• _To be done_
Leaving out all pictures, reproduce the entries below exactly, from the first line through the line that contains "0.133, 0.112, 0.045];".

• _Record excerpts_
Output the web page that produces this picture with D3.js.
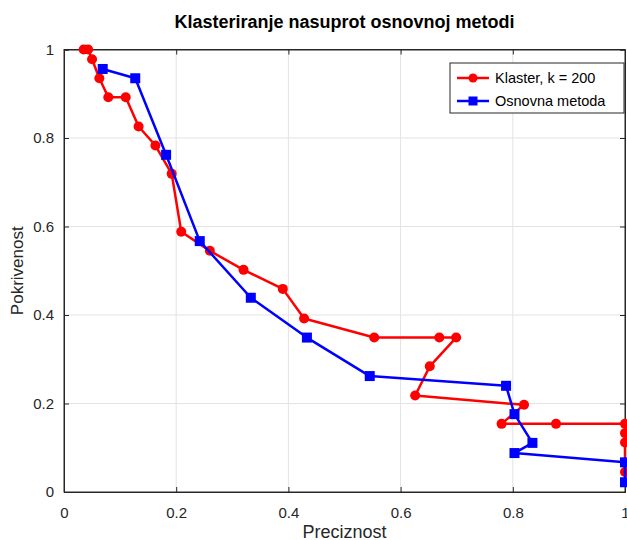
<!DOCTYPE html>
<html>
<head>
<meta charset="utf-8">
<script src="https://cdn.jsdelivr.net/npm/d3@7"></script>
<style>
	body { margin: 0; background: #fff; }
	svg { display: block; font-family: 'Liberation Sans', Arial, sans-serif; }
</style>
</head>
<body>
<div id="chart"></div>
<script>
// Klaster, k = 200 (precision, recall)
const klasterPrec = [0.035, 0.043, 0.050, 0.063, 0.079, 0.110, 0.133, 0.163, 0.192, 0.209, 0.260, 0.320, 0.390, 0.428, 0.553, 0.669, 0.699, 0.652, 0.626, 0.820, 0.780, 0.877, 1.0, 1.0, 1.0, 1.0];
const klasterRec  = [1.0, 1.0, 0.978, 0.935, 0.892, 0.892, 0.826, 0.783, 0.719, 0.588, 0.545, 0.502, 0.459, 0.392, 0.349, 0.349, 0.349, 0.284, 0.218, 0.197, 0.154, 0.154, 0.154, 0.133, 0.112, 0.045];

// Osnovna metoda (precision, recall)
const osnovnaPrec = [0.069, 0.127, 0.182, 0.242, 0.333, 0.433, 0.545, 0.788, 0.803, 0.835, 0.803, 1.0, 1.0];
const osnovnaRec  = [0.956, 0.935, 0.762, 0.567, 0.439, 0.349, 0.262, 0.240, 0.176, 0.111, 0.088, 0.067, 0.022];

const tickValues = [0, 0.2, 0.4, 0.6, 0.8, 1];

const series = [
	{ 'name': 'Klaster, k = 200', 'color': '#ff0000', 'marker': 'circle', 'x': klasterPrec, 'y': klasterRec },
	{ 'name': 'Osnovna metoda', 'color': '#0000ff', 'marker': 'square', 'x': osnovnaPrec, 'y': osnovnaRec }
];

const width = 627, height = 540;
const margin = { top: 49.5, right: 2, bottom: 48, left: 64 };

const svg = d3.select('#chart').append('svg')
	.attr('width', width)
	.attr('height', height);

const x = d3.scaleLinear().domain([0, 1]).range([margin.left, width - margin.right]);
const y = d3.scaleLinear().domain([0, 1]).range([height - margin.bottom, margin.top]);

// Grid
svg.append('g').selectAll('line.vgrid')
	.data(tickValues.slice(1, -1))
.join('line')
	.attr('x1', d => x(d)).attr('x2', d => x(d))
	.attr('y1', y(0)).attr('y2', y(1))
	.attr('stroke', '#e3e3e3').attr('stroke-width', 1);

svg.append('g').selectAll('line.hgrid')
	.data(tickValues.slice(1, -1))
.join('line')
	.attr('y1', d => y(d)).attr('y2', d => y(d))
	.attr('x1', x(0)).attr('x2', x(1))
	.attr('stroke', '#e3e3e3').attr('stroke-width', 1);

// Box
svg.append('rect')
	.attr('x', x(0)).attr('y', y(1))
	.attr('width', x(1) - x(0)).attr('height', y(0) - y(1))
	.attr('fill', 'none').attr('stroke', '#262626').attr('stroke-width', 1);

// Axes with inward ticks
svg.append('g')
	.attr('transform', `translate(0,${y(0)})`)
	.call(d3.axisBottom(x).tickValues(tickValues).tickSize(-5).tickPadding(15).tickFormat(d3.format('')));
svg.append('g')
	.attr('transform', `translate(${x(0)},0)`)
	.call(d3.axisLeft(y).tickValues(tickValues).tickSize(-5).tickPadding(10).tickFormat(d3.format('')));
svg.append('g')
	.attr('transform', `translate(0,${y(1)})`)
	.call(d3.axisTop(x).tickValues(tickValues).tickSize(-5).tickFormat(''));
svg.append('g')
	.attr('transform', `translate(${x(1)},0)`)
	.call(d3.axisRight(y).tickValues(tickValues).tickSize(-5).tickFormat(''));

svg.selectAll('.domain').attr('stroke', '#262626');
svg.selectAll('.tick line').attr('stroke', '#262626');
svg.selectAll('.tick text')
	.attr('fill', '#262626')
	.style('font-family', "'Liberation Sans', Arial, sans-serif")
	.style('font-size', '15px');

// Lines and markers
const line = d3.line().x(d => x(d[0])).y(d => y(d[1]));

series.forEach(s => {
	const pts = s.x.map((v, i) => [v, s.y[i]]);
	const g = svg.append('g');
	g.append('path')
		.datum(pts)
		.attr('d', line)
		.attr('fill', 'none')
		.attr('stroke', s.color)
		.attr('stroke-width', 2.5)
		.attr('stroke-linejoin', 'round');
	if (s.marker === 'circle') {
		g.selectAll('circle').data(pts).join('circle')
			.attr('cx', d => x(d[0])).attr('cy', d => y(d[1]))
			.attr('r', 5).attr('fill', s.color);
	}
	else {
		g.selectAll('rect').data(pts).join('rect')
			.attr('x', d => x(d[0]) - 5).attr('y', d => y(d[1]) - 5)
			.attr('width', 10).attr('height', 10).attr('fill', s.color);
	}
});

// Title and labels
svg.append('text')
	.attr('x', (x(0) + x(1)) / 2).attr('y', 28)
	.attr('text-anchor', 'middle')
	.style('font-size', '18px').style('font-weight', 'bold')
	.attr('fill', '#000')
	.text('Klasteriranje nasuprot osnovnoj metodi');

svg.append('text')
	.attr('x', (x(0) + x(1)) / 2).attr('y', 538)
	.attr('text-anchor', 'middle')
	.style('font-size', '18px')
	.attr('fill', '#262626')
	.text('Preciznost');

svg.append('text')
	.attr('transform', `translate(23,${(y(0) + y(1)) / 2}) rotate(-90)`)
	.attr('text-anchor', 'middle')
	.style('font-size', '17px')
	.attr('fill', '#262626')
	.text('Pokrivenost');

// Legend
const legend = svg.append('g').attr('transform', 'translate(450,63)');
legend.append('rect')
	.attr('width', 174).attr('height', 50)
	.attr('fill', '#fff').attr('stroke', '#262626').attr('stroke-width', 1);

series.forEach((s, i) => {
	const ly = 15 + i * 23;
	legend.append('line')
		.attr('x1', 7).attr('x2', 39).attr('y1', ly).attr('y2', ly)
		.attr('stroke', s.color).attr('stroke-width', 2.5);
	if (s.marker === 'circle') {
		legend.append('circle').attr('cx', 23).attr('cy', ly).attr('r', 4.5).attr('fill', s.color);
	}
	else {
		legend.append('rect').attr('x', 18.5).attr('y', ly - 4.5).attr('width', 9).attr('height', 9).attr('fill', s.color);
	}
	legend.append('text')
		.attr('x', 45).attr('y', ly + 5)
		.style('font-size', '14.5px')
		.attr('fill', '#000')
		.text(s.name);
});
</script>
</body>
</html>
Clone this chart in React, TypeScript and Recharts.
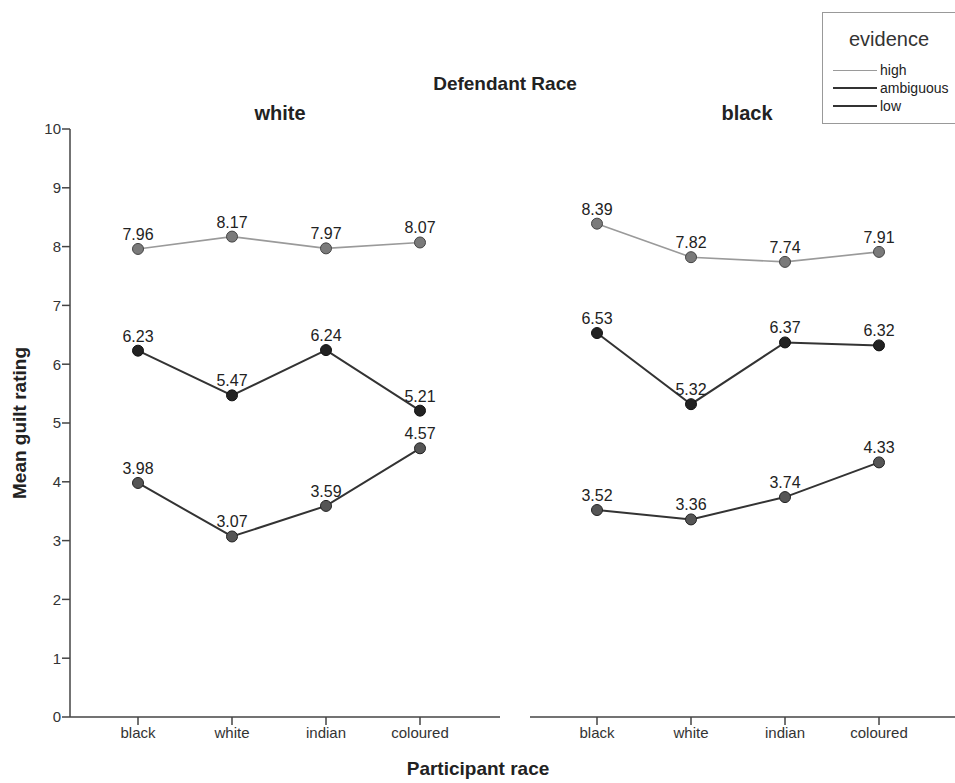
import { LineChart, Line, XAxis, YAxis, LabelList } from "recharts";

const categories = ["black", "white", "indian", "coloured"];
const yTicks = [0, 1, 2, 3, 4, 5, 6, 7, 8, 9, 10];

// defendant: white
const whiteHigh = [7.96, 8.17, 7.97, 8.07];
const whiteAmbiguous = [6.23, 5.47, 6.24, 5.21];
const whiteLow = [3.98, 3.07, 3.59, 4.57];

// defendant: black
const blackHigh = [8.39, 7.82, 7.74, 7.91];
const blackAmbiguous = [6.53, 5.32, 6.37, 6.32];
const blackLow = [3.52, 3.36, 3.74, 4.33];

const FONT = "'Liberation Sans', Arial, Helvetica, sans-serif";
const AXIS = "#444";

function buildRows(high: number[], amb: number[], low: number[]) {
  return categories.map((c, i) => ({ race: c, high: high[i], ambiguous: amb[i], low: low[i] }));
}

const seriesStyle = [
  { key: "high", stroke: "#9a9a9a", width: 1.6, fill: "#7a7a7a", dotStroke: "#444" },
  { key: "ambiguous", stroke: "#333", width: 2, fill: "#222", dotStroke: "#111" },
  { key: "low", stroke: "#333", width: 2, fill: "#555", dotStroke: "#222" },
];

function Panel({ rows, showY }: { rows: any[]; showY: boolean }) {
  const width = showY ? 500 : 425;
  return (
    <LineChart
      width={width}
      height={783}
      data={rows}
      margin={{ top: 129, right: 0, left: 0, bottom: 26 }}
    >
      <XAxis
        dataKey="race"
        padding={showY ? { left: 68, right: 80 } : { left: 67, right: 76 }}
        axisLine={{ stroke: AXIS, strokeWidth: 1.5 }}
        tickLine={{ stroke: AXIS, strokeWidth: 1.5 }}
        tickSize={8}
        height={40}
        tick={{ fontSize: 15, fill: "#333", fontFamily: FONT }}
        interval={0}
      />
      <YAxis
        type="number"
        domain={[0, 10]}
        ticks={yTicks}
        width={showY ? 70 : 0}
        axisLine={{ stroke: AXIS, strokeWidth: 1.5 }}
        tickLine={showY ? { stroke: AXIS, strokeWidth: 1.5 } : false}
        tick={showY ? { fontSize: 15, fill: "#333", fontFamily: FONT } : false}
        tickSize={8}
        tickMargin={1}
      />
      {seriesStyle.map((s) => (
        <Line
          key={s.key}
          dataKey={s.key}
          type="linear"
          stroke={s.stroke}
          strokeWidth={s.width}
          dot={{ r: 5.5, fill: s.fill, stroke: s.dotStroke, strokeWidth: 1 }}
          isAnimationActive={false}
        >
          <LabelList
            dataKey={s.key}
            position="top"
            offset={9}
            formatter={(v: any) => Number(v).toFixed(2)}
            style={{ fontSize: 16, fill: "#222", fontFamily: FONT }}
          />
        </Line>
      ))}
    </LineChart>
  );
}

const legendItems = [
  { name: "high", color: "#9a9a9a", w: 1.6 },
  { name: "ambiguous", color: "#333", w: 2 },
  { name: "low", color: "#333", w: 2 },
];

export default function App() {
  const textStyle = { position: "absolute" as const, fontFamily: FONT, color: "#222" };
  return (
    <div style={{ position: "fixed", left: 0, top: 0, width: 955, height: 783, background: "#fff", overflow: "hidden" }}>
      <div style={{ position: "absolute", left: 0, top: 0 }}>
        <Panel rows={buildRows(whiteHigh, whiteAmbiguous, whiteLow)} showY={true} />
      </div>
      <div style={{ position: "absolute", left: 530, top: 0 }}>
        <Panel rows={buildRows(blackHigh, blackAmbiguous, blackLow)} showY={false} />
      </div>

      <div style={{ ...textStyle, left: 355, width: 300, top: 73, textAlign: "center", fontSize: 19, fontWeight: "bold" }}>
        Defendant Race
      </div>
      <div style={{ ...textStyle, left: 180, width: 200, top: 102, textAlign: "center", fontSize: 20, fontWeight: "bold" }}>
        white
      </div>
      <div style={{ ...textStyle, left: 647, width: 200, top: 102, textAlign: "center", fontSize: 20, fontWeight: "bold" }}>
        black
      </div>
      <div style={{ ...textStyle, left: 328, width: 300, top: 758, textAlign: "center", fontSize: 19, fontWeight: "bold" }}>
        Participant race
      </div>
      <div
        style={{
          ...textStyle,
          left: 20 - 150,
          top: 423 - 12,
          width: 300,
          textAlign: "center",
          fontSize: 19,
          fontWeight: "bold",
          transform: "rotate(-90deg)",
          transformOrigin: "150px 12px",
          lineHeight: "24px",
        }}
      >
        Mean guilt rating
      </div>

      <div
        style={{
          position: "absolute",
          left: 822,
          top: 12,
          width: 150,
          height: 110,
          border: "1px solid #999",
          background: "#fff",
          fontFamily: FONT,
        }}
      >
        <div style={{ position: "absolute", left: 0, width: 132, top: 15, textAlign: "center", fontSize: 20, color: "#333" }}>
          evidence
        </div>
        {legendItems.map((it, i) => (
          <div key={it.name} style={{ position: "absolute", left: 10, top: 49 + i * 18, height: 16, display: "flex", alignItems: "center" }}>
            <div style={{ width: 44, height: 0, borderTop: `${it.w}px solid ${it.color}` }} />
            <span style={{ marginLeft: 3, fontSize: 14, color: "#222" }}>{it.name}</span>
          </div>
        ))}
      </div>
    </div>
  );
}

• _Full answer_
Output the web page that produces this picture with D3.js.
<!DOCTYPE html>
<html>
<head>
<meta charset="utf-8">
<script src="https://cdn.jsdelivr.net/npm/d3@7"></script>
<style>
	body { margin: 0; background: #fff; }
	svg { display: block; font-family: 'Liberation Sans', Arial, sans-serif; }
</style>
</head>
<body>
<div id="chart"></div>
<script>
// Klaster, k = 200 (precision, recall)
const klasterPrec = [0.035, 0.043, 0.050, 0.063, 0.079, 0.110, 0.133, 0.163, 0.192, 0.209, 0.260, 0.320, 0.390, 0.428, 0.553, 0.669, 0.699, 0.652, 0.626, 0.820, 0.780, 0.877, 1.0, 1.0, 1.0, 1.0];
const klasterRec  = [1.0, 1.0, 0.978, 0.935, 0.892, 0.892, 0.826, 0.783, 0.719, 0.588, 0.545, 0.502, 0.459, 0.392, 0.349, 0.349, 0.349, 0.284, 0.218, 0.197, 0.154, 0.154, 0.154, 0.133, 0.112, 0.045];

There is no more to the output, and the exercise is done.